Important questions include:
- Can the platform connect with multiple ERPs and data sources?
- Can it handle structured and semi-structured data?
- Does it support account reconciliation automation?
- Does it support AI-assisted transaction matching?
- Can users manage exceptions, aging, ownership, and approvals?
- Can journal workflows be reviewed and approved with audit history?
- Can close tasks be connected with reconciliations and journals?
- Does the dashboard show real-time close status by entity, owner, task, and exception?
- Is supporting evidence stored with the workflow?
- Can the platform scale across entities, currencies, and regions?
For multi-ERP finance teams, integration and workflow design matter as much as individual automation features.
Where Taxilla fits
Taxilla Financial Close Management helps enterprise finance teams standardize and automate close processes across multiple ERPs, entities, currencies, and geographies.
It brings together close task management, account reconciliation, AI-powered transaction matching, journal entry workflows, approval routing, exception visibility, dashboards, and audit evidence in one connected financial close layer.
This helps teams reduce spreadsheet dependency, improve close visibility, and create a more controlled month-end close process without replacing every ERP.

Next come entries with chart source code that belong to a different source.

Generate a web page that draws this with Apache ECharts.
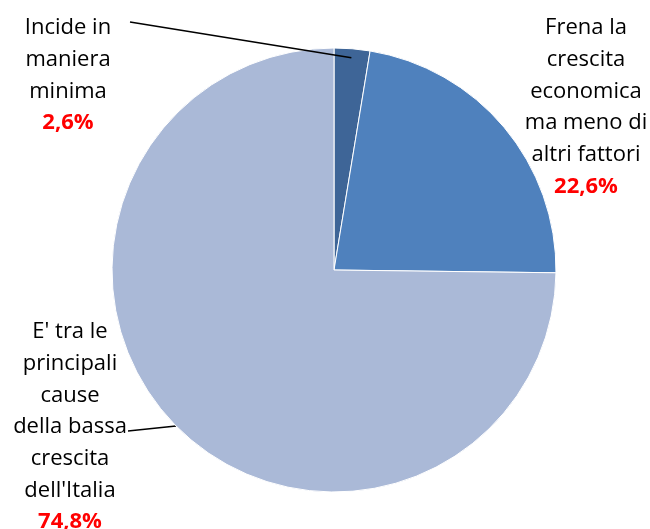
<!DOCTYPE html>
<html>
<head>
<meta charset="utf-8">
<script src="https://cdn.jsdelivr.net/npm/echarts@6/dist/echarts.min.js"></script>
<style>
  html, body { margin: 0; padding: 0; background: #fff; }
  #chart { width: 650px; height: 529px; }
</style>
</head>
<body>
<div id="chart"></div>
<script>
// dati
const categories = [
    'Incide in\nmaniera\nminima',
    'Frena la\ncrescita\neconomica\nma meno di\naltri fattori',
    "E' tra le\nprincipali\ncause\ndella bassa\ncrescita\ndell'Italia"
];
const values = [2.6, 22.6, 74.8];
const colors = ['#3E6597', '#4F81BD', '#AAB9D7'];

// posizione delle etichette (x centro, y, allineamento verticale, fine della linea guida, rientro nella fetta)
const labelSpots = [
    { x: 68, y: 12, v: 'top', tip: [130, 22], inset: 9 },
    { x: 586, y: 12, v: 'top', tip: null, inset: 0 },
    { x: 70, y: 538, v: 'bottom', tip: [128, 431], inset: 0 }
];
const pieCenter = [334, 270];
const pieRadius = 222;

// punto di partenza della linea guida: bordo della fetta a metà angolo
const total = values.reduce((a, b) => a + b, 0);
function sliceAnchor(i, inset) {
    let before = 0;
    for (let k = 0; k < i; k++) before += values[k];
    const ang = (before + values[i] / 2) / total * Math.PI * 2;
    const r = pieRadius - inset;
    return [pieCenter[0] + r * Math.sin(ang), pieCenter[1] - r * Math.cos(ang)];
}

const labelStyle = {
    show: true,
    position: 'outside',
    align: 'center',
    overflow: 'none',
    formatter: (p) => '{n|' + p.name.split('\n').join('}\n{n|') + '}\n{p|' + p.value.toFixed(1).replace('.', ',') + '%}',
    rich: {
        n: { fontFamily: 'Open Sans', fontSize: 22, color: '#000', lineHeight: 31.7, align: 'center' },
        p: { fontFamily: 'Open Sans', fontSize: 22, fontWeight: 'bold', color: '#FF0000', lineHeight: 31.7, align: 'center' }
    }
};

const labelLayout = (params) => {
    const s = labelSpots[params.dataIndex];
    const out = { x: s.x, y: s.y, align: 'center', verticalAlign: s.v };
    if (s.tip) {
        out.labelLinePoints = [sliceAnchor(params.dataIndex, s.inset), s.tip, s.tip];
    }
    return out;
};

// la linea della prima etichetta entra nella fetta: va disegnata sopra la torta
const onTop = [true, false, false];

const chart = echarts.init(document.getElementById('chart'));

const option = {
    animation: false,
    series: [{
        type: 'pie',
        center: pieCenter,
        radius: pieRadius,
        startAngle: 90,
        clockwise: true,
        silent: true,
        data: categories.map((name, i) => ({
            name: name,
            value: values[i],
            itemStyle: { color: colors[i] },
            label: { show: !onTop[i] },
            labelLine: { show: i !== 1 && !onTop[i] }
        })),
        itemStyle: { borderColor: '#fff', borderWidth: 1 },
        label: labelStyle,
        labelLine: { show: true, length: 0, length2: 0, lineStyle: { color: '#000', width: 1.5 } },
        labelLayout: labelLayout
    }, {
        type: 'pie',
        z: 5,
        center: pieCenter,
        radius: pieRadius,
        startAngle: 90,
        clockwise: true,
        silent: true,
        data: categories.map((name, i) => ({
            name: name,
            value: values[i],
            itemStyle: { color: 'rgba(0,0,0,0)', borderWidth: 0 },
            label: { show: onTop[i] },
            labelLine: { show: onTop[i] }
        })),
        label: labelStyle,
        labelLine: { show: true, length: 0, length2: 0, lineStyle: { color: '#000', width: 1.5 } },
        labelLayout: labelLayout
    }]
};

chart.setOption(option);
</script>
</body>
</html>
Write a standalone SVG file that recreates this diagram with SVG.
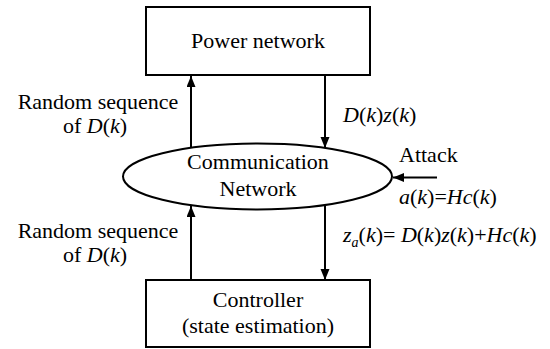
<svg xmlns="http://www.w3.org/2000/svg" width="550" height="349" viewBox="0 0 550 349">
<style>
.t{font-family:'Liberation Serif','Times New Roman',Times,serif;font-size:22px;fill:#000}
.m{text-anchor:middle}
.i{font-style:italic}
.box{fill:#fff;stroke:#000;stroke-width:2}
.ln{stroke:#000;stroke-width:2;fill:none}
</style>
<defs>
<marker id="ah" markerUnits="userSpaceOnUse" markerWidth="12" markerHeight="10" refX="11" refY="4.5" orient="auto">
<path d="M0,0 L11,4.5 L0,9 z" fill="#000"/>
</marker>
</defs>
<rect width="550" height="349" fill="#fff"/>
<g id="power-network">
<rect class="box" x="146" y="7" width="224" height="68"/>
<text class="t m" font-family="Liberation Serif, serif" x="258" y="48">Power network</text>
</g>
<g id="communication-network">
<ellipse class="ln" cx="257.5" cy="176.5" rx="134.5" ry="33"/>
<text class="t m" font-family="Liberation Serif, serif" x="258" y="169">Communication</text>
<text class="t m" font-family="Liberation Serif, serif" x="258" y="196">Network</text>
</g>
<g id="controller">
<rect class="box" x="146" y="280" width="224" height="67"/>
<text class="t m" font-family="Liberation Serif, serif" x="258" y="307">Controller</text>
<text class="t m" font-family="Liberation Serif, serif" x="258" y="333">(state estimation)</text>
</g>
<g id="connectors">
<line class="ln" x1="191" y1="148" x2="191" y2="76" marker-end="url(#ah)"/>
<line class="ln" x1="325" y1="75" x2="325" y2="148" marker-end="url(#ah)"/>
<line class="ln" x1="191" y1="280" x2="191" y2="206" marker-end="url(#ah)"/>
<line class="ln" x1="325" y1="206" x2="325" y2="280" marker-end="url(#ah)"/>
<line class="ln" x1="437" y1="177.5" x2="393" y2="177.5" marker-end="url(#ah)"/>
</g>
<g id="labels" font-family="Liberation Serif, serif">
<text class="t m" x="98" y="109">Random sequence</text>
<text class="t m" x="95" y="133">of <tspan class="i">D</tspan>(<tspan class="i">k</tspan>)</text>
<text class="t m" x="98" y="238">Random sequence</text>
<text class="t m" x="95" y="262">of <tspan class="i">D</tspan>(<tspan class="i">k</tspan>)</text>
<text class="t" x="343" y="122"><tspan class="i">D</tspan>(<tspan class="i">k</tspan>)<tspan class="i">z</tspan>(<tspan class="i">k</tspan>)</text>
<text class="t" x="399" y="162">Attack</text>
<text class="t" x="399" y="204"><tspan class="i">a</tspan>(<tspan class="i">k</tspan>)=<tspan class="i">Hc</tspan>(<tspan class="i">k</tspan>)</text>
<text class="t" x="343" y="242"><tspan class="i">z</tspan><tspan class="i" font-size="14" dy="5">a</tspan><tspan dy="-5">(</tspan><tspan class="i">k</tspan>)= <tspan class="i">D</tspan>(<tspan class="i">k</tspan>)<tspan class="i">z</tspan>(<tspan class="i">k</tspan>)+<tspan class="i">Hc</tspan>(<tspan class="i">k</tspan>)</text>
</g>
</svg>
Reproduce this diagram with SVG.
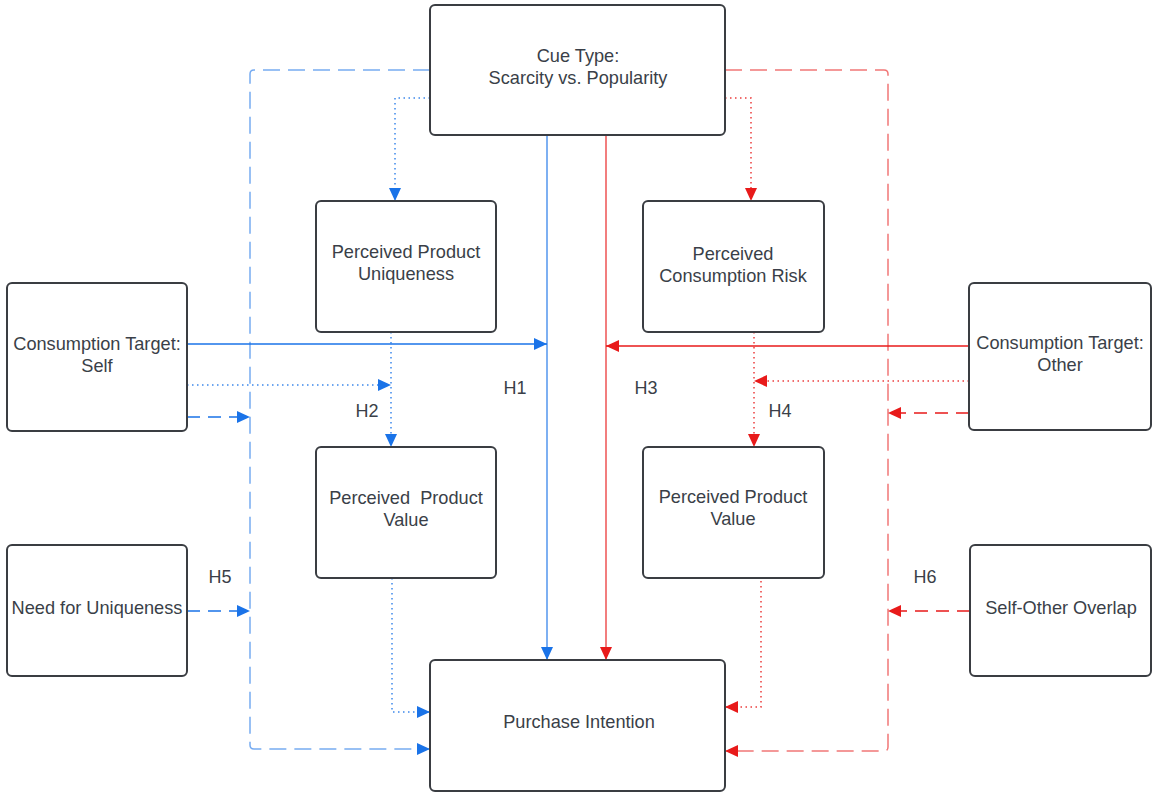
<svg xmlns="http://www.w3.org/2000/svg" width="1153" height="792" viewBox="0 0 1153 792">
<style>
.box{fill:#fff;stroke:#3a3d42;stroke-width:2}
.t{font-family:"Liberation Sans",Arial,sans-serif;font-size:18.2px;fill:#3a3f48;text-anchor:middle;white-space:pre}
.h{font-family:"Liberation Sans",Arial,sans-serif;font-size:18px;fill:#3a3f48;text-anchor:middle}
.c{fill:none;stroke-width:1.5}
.b{stroke:#1a73e8}
.r{stroke:#e81a1a}
.rail{stroke-dasharray:17 8;stroke-opacity:0.6}
.dash{stroke-dasharray:13 8}
.dot{stroke-dasharray:1.5 3.5;stroke-opacity:0.85}
.solid{stroke-opacity:0.75}
</style>
<defs>
<marker id="ab" markerUnits="userSpaceOnUse" markerWidth="14" markerHeight="12" refX="13" refY="6" orient="auto"><path d="M0,0 L13,6 L0,12 Z" fill="#1a73e8"/></marker>
<marker id="ar" markerUnits="userSpaceOnUse" markerWidth="14" markerHeight="12" refX="13" refY="6" orient="auto"><path d="M0,0 L13,6 L0,12 Z" fill="#e81a1a"/></marker>
</defs>
<g id="connectors">
<path class="c b rail" d="M430,70 H254 Q250,70 250,74 V745 Q250,749 254,749 H430" marker-end="url(#ab)"/>
<path class="c b dot" d="M430,98 H395 V201" marker-end="url(#ab)"/>
<path class="c b solid" d="M547,135 V660" marker-end="url(#ab)"/>
<path class="c r solid" d="M606,135 V660" marker-end="url(#ar)"/>
<path class="c r rail" d="M725,70 H884 Q888,70 888,74 V747 Q888,751 884,751 H725" marker-end="url(#ar)"/>
<path class="c r dot" d="M725,98 H751 V201" marker-end="url(#ar)"/>
<path class="c b" d="M187,344 H547" marker-end="url(#ab)"/>
<path class="c b dot" d="M187,385 H391" marker-end="url(#ab)"/>
<path class="c b dash" d="M187,417 H250" marker-end="url(#ab)"/>
<path class="c b dot" d="M391,332 V447" marker-end="url(#ab)"/>
<path class="c r" d="M969,346 H606" marker-end="url(#ar)"/>
<path class="c r dot" d="M969,381 H754" marker-end="url(#ar)"/>
<path class="c r dash" d="M969,413 H888" marker-end="url(#ar)"/>
<path class="c r dot" d="M754,332 V447" marker-end="url(#ar)"/>
<path class="c b dash" d="M187,611 H250" marker-end="url(#ab)"/>
<path class="c b dot" d="M392,578 V712 H430" marker-end="url(#ab)"/>
<path class="c r dash" d="M970,611 H888" marker-end="url(#ar)"/>
<path class="c r dot" d="M761,576 V707 H725" marker-end="url(#ar)"/>
</g>
<g id="labels">
<text class="h" x="515" y="394">H1</text>
<text class="h" x="367" y="417">H2</text>
<text class="h" x="646" y="394">H3</text>
<text class="h" x="780" y="417">H4</text>
<text class="h" x="220" y="583">H5</text>
<text class="h" x="925" y="583">H6</text>
</g>
<g id="cue"><rect class="box" x="430" y="5" width="295" height="130" rx="5"/><text class="t" x="578" y="62">Cue Type:</text><text class="t" x="578" y="84">Scarcity vs. Popularity</text></g>
<g id="uniq"><rect class="box" x="316" y="201" width="180" height="131" rx="5"/><text class="t" x="406" y="258">Perceived Product</text><text class="t" x="406" y="280">Uniqueness</text></g>
<g id="risk"><rect class="box" x="643" y="201" width="181" height="131" rx="5"/><text class="t" x="733" y="260">Perceived</text><text class="t" x="733" y="282">Consumption Risk</text></g>
<g id="self"><rect class="box" x="7" y="283" width="180" height="148" rx="5"/><text class="t" x="97" y="350">Consumption Target:</text><text class="t" x="97" y="372">Self</text></g>
<g id="other"><rect class="box" x="969" y="283" width="182" height="147" rx="5"/><text class="t" x="1060" y="349">Consumption Target:</text><text class="t" x="1060" y="371">Other</text></g>
<g id="valueL"><rect class="box" x="316" y="447" width="180" height="131" rx="5"/><text class="t" x="406" y="504">Perceived  Product</text><text class="t" x="406" y="526">Value</text></g>
<g id="valueR"><rect class="box" x="643" y="447" width="181" height="131" rx="5"/><text class="t" x="733" y="503">Perceived Product</text><text class="t" x="733" y="525">Value</text></g>
<g id="need"><rect class="box" x="7" y="545" width="180" height="131" rx="5"/><text class="t" x="97" y="614">Need for Uniqueness</text></g>
<g id="overlap"><rect class="box" x="970" y="545" width="181" height="131" rx="5"/><text class="t" x="1061" y="614">Self-Other Overlap</text></g>
<g id="purchase"><rect class="box" x="430" y="660" width="295" height="131" rx="5"/><text class="t" x="579" y="728">Purchase Intention</text></g>
</svg>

For a deeper breakdown, read the full Taxilla guide here:
Financial Close Automation for Multi-ERP Teams in 2026
Final thoughts
Multi-ERP complexity is not going away.
As companies grow through acquisitions, regional expansion, and system diversification, finance teams need a better way to manage close execution across different systems.
ERP systems will continue to be essential for transaction processing.
But close management needs a connected layer that brings together reconciliations, journals, tasks, approvals, exceptions, and evidence.
That is where financial close automation becomes valuable.
It helps teams move from fragmented close tracking to connected close control.